OK, so it applies neither just to men nor to the west, but you might have to do some traveling to show your tape around. If you ever go inside a news director’s office, you will notice at least one pile of tapes sent by people just like you hoping to get looked at. There are simply too many for him or her to look at them all. If you can meet a news director in person, you will have a far greater chance of making an impression that he or she might remember when he or she next needs to hire someone.

Look at maps of your state and region and try plan trips to places that hire people straight out of school. These would be small towns whose stations don't pay much but give people with little or no experience a chance. Write to news directors of stations in those places telling them who you are and asking if they can spare 15 minutes to look at your tape when you’re going to be in their town. Follow up with a telephone call to the news director and politely ask if during such and such span of time when you’re going to be in their neighborhood if you could visit the station and show him or her your tape.

That’s how I got my first job. Before a trip to Ocean City, Maryland, which is about 30 miles from Salisbury, which has two TV stations, I called the news directors at each station. One agreed to see me and I set a specific time to see her, while the other put me off, telling me to "call me when you get in town." I did and he said he would see me, too.

Both news directors liked my tape and asked me to contact them from time to time in case they got an opening. I did. And that news director who originally put me off? Three months after we met, he hired me.

Remember to target your trips to stations that are likely to hire a recent college graduate. Even if you get a news director in a large market to visit with you, he or she’s not going to hire you then and he or she’s probably not going to still be there by the time you have enough experience to work in a big market. Sure, feedback from anyone can never hurt, but if you have to drive 200 miles just so some hotshot news director will pat you on the head and say, "Nice tape, kid. You might have a future in this business," don’t waste the gas.
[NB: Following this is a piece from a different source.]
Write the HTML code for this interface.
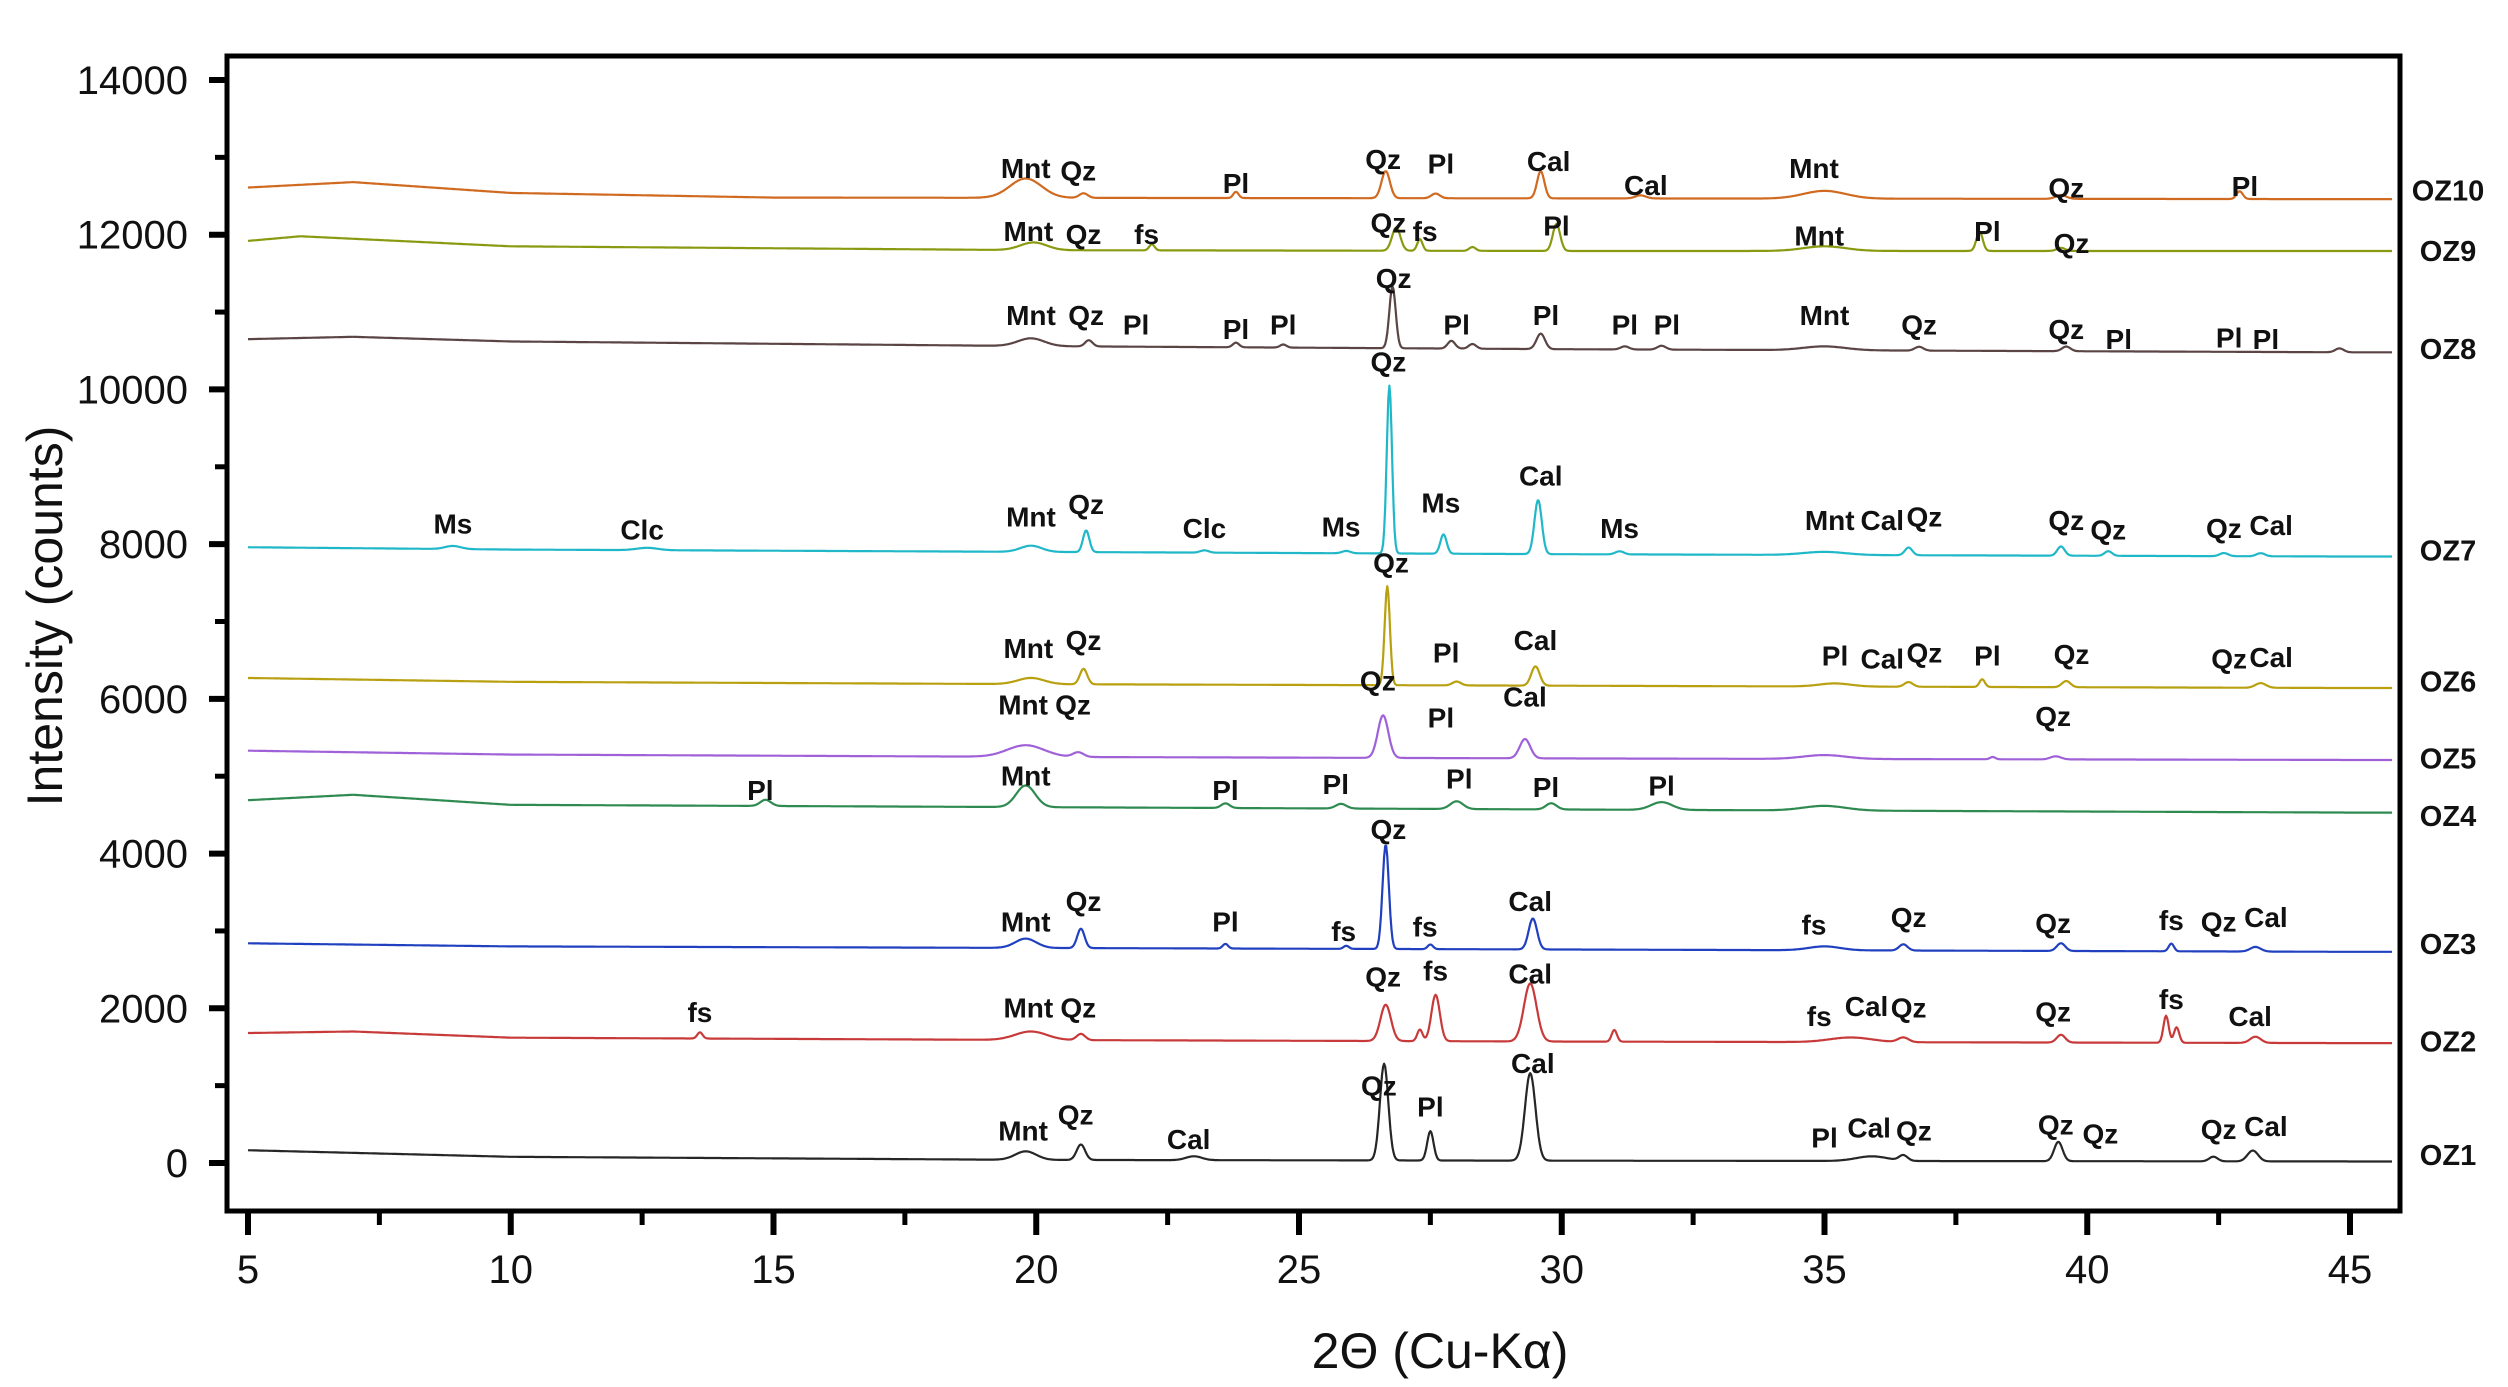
<!DOCTYPE html>
<html><head><meta charset="utf-8"><style>
html,body{margin:0;padding:0;background:#fff;}
svg{display:block;font-family:"Liberation Sans",Arial,sans-serif;}
</style></head><body>
<svg id="chart" width="2508" height="1387" viewBox="0 0 2508 1387"></svg>
<script>
// ---- data ----
const sampleNames = ["OZ1","OZ2","OZ3","OZ4","OZ5","OZ6","OZ7","OZ8","OZ9","OZ10"];
const sampleColors = ["#262626","#c83a3a","#2040c0","#2e8a50","#a060d8","#b8a010","#20b8c8","#5a4444","#8a9a10","#d06a20"];
// baselines: [2theta, counts]
const base1 = [[5,165],[10,80],[20,40],[30,30],[45,20]];
const base2 = [[5,1680],[7,1700],[10,1620],[20,1590],[30,1570],[45,1550]];
const base3 = [[5,2840],[10,2800],[20,2780],[30,2760],[45,2730]];
const base4 = [[5,4690],[7,4760],[10,4630],[20,4600],[30,4570],[45,4530]];
const base5 = [[5,5330],[10,5280],[20,5250],[30,5230],[45,5210]];
const base6 = [[5,6270],[10,6220],[20,6190],[30,6170],[45,6140]];
const base7 = [[5,7960],[10,7930],[20,7900],[30,7870],[45,7840]];
const base8 = [[5,10650],[7,10680],[10,10620],[20,10560],[30,10520],[45,10480]];
const base9 = [[5,11920],[6,11980],[10,11850],[20,11800],[30,11790],[45,11790]];
const base10 = [[5,12610],[7,12680],[10,12540],[15,12480],[30,12470],[45,12460]];
// peaks: [2theta, height, width(sigma)]
const peaks1 = [[19.8,110,0.2],[20.85,200,0.08],[23.0,50,0.15],[26.62,1250,0.08],[27.5,380,0.06],[29.4,1130,0.1],[35.9,60,0.3],[36.5,70,0.08],[39.45,250,0.08],[42.4,60,0.08],[43.15,140,0.1]];
const peaks2 = [[13.6,80,0.05],[19.9,110,0.3],[20.85,80,0.08],[26.65,470,0.1],[27.3,150,0.05],[27.6,600,0.08],[29.4,750,0.12],[31.0,150,0.05],[35.5,60,0.4],[36.5,60,0.1],[39.5,100,0.08],[41.5,350,0.05],[41.7,200,0.05],[43.2,80,0.1]];
const peaks3 = [[19.8,120,0.2],[20.85,250,0.07],[23.6,60,0.05],[25.9,40,0.05],[26.65,1350,0.06],[27.5,60,0.05],[29.45,400,0.08],[35.0,50,0.3],[36.5,80,0.08],[39.5,100,0.08],[41.6,100,0.05],[43.2,60,0.1]];
const peaks4 = [[14.85,80,0.1],[19.8,280,0.18],[23.6,60,0.08],[25.8,60,0.1],[28.0,100,0.12],[29.8,80,0.1],[31.9,100,0.2],[35.0,60,0.4]];
const peaks5 = [[19.8,150,0.35],[20.8,60,0.1],[26.6,550,0.1],[29.3,250,0.1],[35.0,50,0.4],[38.2,30,0.05],[39.4,40,0.1]];
const peaks6 = [[19.9,80,0.25],[20.9,200,0.07],[26.68,1280,0.05],[28.0,50,0.08],[29.5,250,0.08],[35.2,40,0.3],[36.6,60,0.08],[38.0,100,0.05],[39.6,80,0.08],[43.3,60,0.1]];
const peaks7 = [[8.9,40,0.15],[12.6,30,0.2],[19.9,80,0.2],[20.95,280,0.06],[23.2,30,0.08],[25.9,30,0.08],[26.72,2170,0.05],[27.75,250,0.06],[29.55,700,0.07],[31.1,40,0.08],[35.0,40,0.4],[36.6,100,0.07],[39.5,120,0.07],[40.4,60,0.07],[42.6,40,0.08],[43.3,40,0.08]];
const peaks8 = [[19.9,100,0.25],[21.0,80,0.07],[23.8,60,0.06],[24.7,40,0.06],[26.78,800,0.06],[27.9,100,0.07],[28.3,60,0.07],[29.6,200,0.08],[31.2,40,0.08],[31.9,50,0.08],[35.0,50,0.4],[36.8,50,0.08],[39.6,60,0.08],[44.8,50,0.08]];
const peaks9 = [[19.95,100,0.25],[22.2,80,0.05],[26.85,300,0.08],[27.3,150,0.05],[28.3,50,0.06],[29.9,350,0.07],[35.0,60,0.4],[37.95,250,0.06],[39.5,40,0.08]];
const peaks10 = [[19.8,250,0.3],[20.9,60,0.08],[23.8,80,0.05],[26.65,350,0.08],[27.6,60,0.08],[29.6,350,0.07],[31.5,40,0.1],[35.0,100,0.4],[39.5,50,0.1],[42.9,100,0.06]];
const baselines = [base1,base2,base3,base4,base5,base6,base7,base8,base9,base10];
const peakSets = [peaks1,peaks2,peaks3,peaks4,peaks5,peaks6,peaks7,peaks8,peaks9,peaks10];
const xTicks = [5,10,15,20,25,30,35,40,45];
const yTicks = [0,2000,4000,6000,8000,10000,12000,14000];
// phase annotations: [label, 2theta, counts]
const annotations = [
["Mnt",19.8,12860],["Qz",20.8,12830],["Pl",23.8,12670],["Qz",26.6,12980],["Pl",27.7,12920],["Cal",29.75,12950],["Cal",31.6,12640],["Mnt",34.8,12860],["Qz",39.6,12610],["Pl",43.0,12630],
["Mnt",19.85,12050],["Qz",20.9,12010],["fs",22.1,12010],["Qz",26.7,12160],["fs",27.4,12050],["Pl",29.9,12120],["Mnt",34.9,11990],["Pl",38.1,12050],["Qz",39.7,11890],
["Qz",26.8,11440],["Mnt",19.9,10960],["Qz",20.95,10960],["Pl",21.9,10840],["Pl",23.8,10780],["Pl",24.7,10840],["Pl",28.0,10840],["Pl",29.7,10960],["Pl",31.2,10840],["Pl",32.0,10840],["Mnt",35.0,10960],["Qz",36.8,10840],["Qz",39.6,10780],["Pl",40.6,10650],["Pl",42.7,10670],["Pl",43.4,10650],
["Qz",26.7,10360],["Ms",8.9,8270],["Clc",12.5,8190],["Mnt",19.9,8360],["Qz",20.95,8520],["Clc",23.2,8210],["Ms",25.8,8230],["Ms",27.7,8540],["Cal",29.6,8890],["Ms",31.1,8210],["Mnt",35.1,8310],["Cal",36.1,8310],["Qz",36.9,8360],["Qz",39.6,8310],["Qz",40.4,8190],["Qz",42.6,8210],["Cal",43.5,8250],
["Qz",26.75,7760],["Mnt",19.85,6660],["Qz",20.9,6760],["Pl",27.8,6600],["Cal",29.5,6760],["Pl",35.2,6560],["Cal",36.1,6520],["Qz",36.9,6600],["Pl",38.1,6560],["Qz",39.7,6580],["Qz",42.7,6520],["Cal",43.5,6540],
["Qz",26.5,6240],["Mnt",19.75,5930],["Qz",20.7,5930],["Pl",27.7,5760],["Cal",29.3,6030],["Qz",39.35,5780],
["Pl",14.75,4820],["Mnt",19.8,5010],["Pl",23.6,4820],["Pl",25.7,4900],["Pl",28.05,4970],["Pl",29.7,4860],["Pl",31.9,4880],
["Qz",26.7,4320],["Mnt",19.8,3120],["Qz",20.9,3390],["Pl",23.6,3120],["fs",25.85,3000],["fs",27.4,3060],["Cal",29.4,3390],["fs",34.8,3080],["Qz",36.6,3180],["Qz",39.35,3100],["fs",41.6,3140],["Qz",42.5,3120],["Cal",43.4,3180],
["Qz",26.6,2410],["fs",27.6,2490],["Cal",29.4,2450],["fs",13.6,1950],["Mnt",19.85,2010],["Qz",20.8,2010],["fs",34.9,1900],["Cal",35.8,2030],["Qz",36.6,2010],["Qz",39.35,1960],["fs",41.6,2120],["Cal",43.1,1900],
["Qz",26.52,1000],["Cal",29.45,1290],["Pl",27.5,730],["Mnt",19.75,420],["Qz",20.75,630],["Cal",22.9,310],["Pl",35.0,330],["Cal",35.85,460],["Qz",36.7,420],["Qz",39.4,500],["Qz",40.25,380],["Qz",42.5,440],["Cal",43.4,480]
];
const sampleLabelY = [722,651,590,510,474,426,344,218,157,119]; // overview px (label layout)
</script>
<script>
const NS="http://www.w3.org/2000/svg";
const svg=document.getElementById('chart');
const L=227,R=2400,T=56,B=1211;
const X0=248,X1=2350;
function xs(v){return X0+(v-5)*(X1-X0)/40;}
const Y0=1163,Y1=80;
function ys(v){return Y0+(v)*(Y1-Y0)/14000;}
function mk(tag,attrs,parent){const e=document.createElementNS(NS,tag);for(const k in attrs)e.setAttribute(k,attrs[k]);(parent||svg).appendChild(e);return e;}
function baseAt(b,x){for(let i=0;i<b.length-1;i++){if(x<=b[i+1][0]){const t=(x-b[i][0])/(b[i+1][0]-b[i][0]);return b[i][1]+t*(b[i+1][1]-b[i][1]);}}return b[b.length-1][1];}

// series
const gSeries=mk('g',{});


for(let s=0;s<sampleNames.length;s++){
  let d='';
  for(let x=5;x<=45.8+1e-9;x+=0.02){
    let v=baseAt(baselines[s],x);
    for(const p of peakSets[s]){const z=(x-p[0])/p[2];v+=p[1]*Math.exp(-0.5*z*z);}
    d+=(d?'L':'M')+xs(x).toFixed(1)+' '+ys(v).toFixed(1);
  }
  const path=mk('path',{d:d,fill:'none',stroke:sampleColors[s],'stroke-width':2.2,'stroke-linejoin':'round'},gSeries);
  
  
  const lbl=mk('text',{x:2448,y:sampleLabelY[s]*1.6+10,'font-size':29,'font-weight':'bold','text-anchor':'middle',fill:'#111'});
  lbl.textContent=sampleNames[s];
  
  
}
// annotations
for(const a of annotations){
  const t=mk('text',{x:xs(a[1]),y:ys(a[2])+10,'font-size':28,'font-weight':'bold','text-anchor':'middle',fill:'#111'});
  t.textContent=a[0];
  
  
}
// frame
const frame=mk('rect',{x:L,y:T,width:R-L,height:B-T,fill:'none',stroke:'#000','stroke-width':5});


// y ticks
for(let v=0;v<=14000;v+=1000){
  const major=v%2000===0;
  const tk=mk('line',{x1:L,x2:L-(major?18:12),y1:ys(v),y2:ys(v),stroke:'#000','stroke-width':major?6:5});
  
  
}
for(const v of yTicks){
  const t=mk('text',{x:188,y:ys(v)+14,'font-size':40,'text-anchor':'end',fill:'#111'});
  t.textContent=v;
  
  
}
// x ticks
for(let v=5;v<=45;v+=2.5){
  const major=v%5===0;
  const tk=mk('line',{x1:xs(v),x2:xs(v),y1:B,y2:B+(major?24:14),stroke:'#000','stroke-width':major?6:5});
  
  
}
for(const v of xTicks){
  const t=mk('text',{x:xs(v),y:1283,'font-size':40,'text-anchor':'middle',fill:'#111'});
  t.textContent=v;
  
  
}
const xt=mk('text',{x:1440,y:1368,'font-size':50,'text-anchor':'middle',fill:'#111'});
xt.textContent='2Θ (Cu-Kα)';


const yt=mk('text',{x:0,y:0,'font-size':50,'text-anchor':'middle',fill:'#111',transform:'translate(62,616) rotate(-90)'});
yt.textContent='Intensity (counts)';


</script>
</body></html>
EXTRA POINTERS: PRACTICE READING AND WRITING

Here’s something I still do after more than 15 years in television that no one else I know does: PRACTICE. If you wanted to play professional basketball, you’d practice shooting wouldn’t you? Why not practice reading out loud? How else do you get better at it? Do you have a home video camera? When not shooting practice stories with it how about talking to it just like you were doing a live shot? You can even turn on the TV or the stereo to simulate the noise you’d have to contend with if you were doing a live shot from a chaotic accident scene or celebration.

Another thing you cannot do too much of when trying to make yourself a better reporter is to READ. Just like working out improves your body’s fitness, reading is like weightlifting for your brain. You’ll find that the more you read – whether it’s novels, newspapers, or magazines – the better your brain works. I know that sounds like elementary school advice but it’s something I didn’t figure out until after college when I noticed that all of my stories were beginning to sound the same. I found that the more good writing I read, the more good writing I wrote. You also want to read a good newspaper every day because the more you know about the world around you, the easier it will be to report on it.

If you have a computer, access to the internet and friends to correspond with via e-mail, you should consider yourself especially blessed because you have an easy way to practice television news’ most underrated and valuable skill: WRITING. Even if you don’t make it as an on-air reporter, you can always find a job in television if you can write good copy quickly. Ninety percent of all the words spoken in a TV newscast are READ from a WRITTEN script. While you must learn how to speak to a camera without a script, most of what you say will be written down. It’s imperative that you learn how to write clearly, quickly and creatively. That’s the thing that will separate not only your story from all the other things people could watch instead but it’s what will separate you from other people applying for the same job.

It is in television as it is in life: Practice and prepare and you will prosper.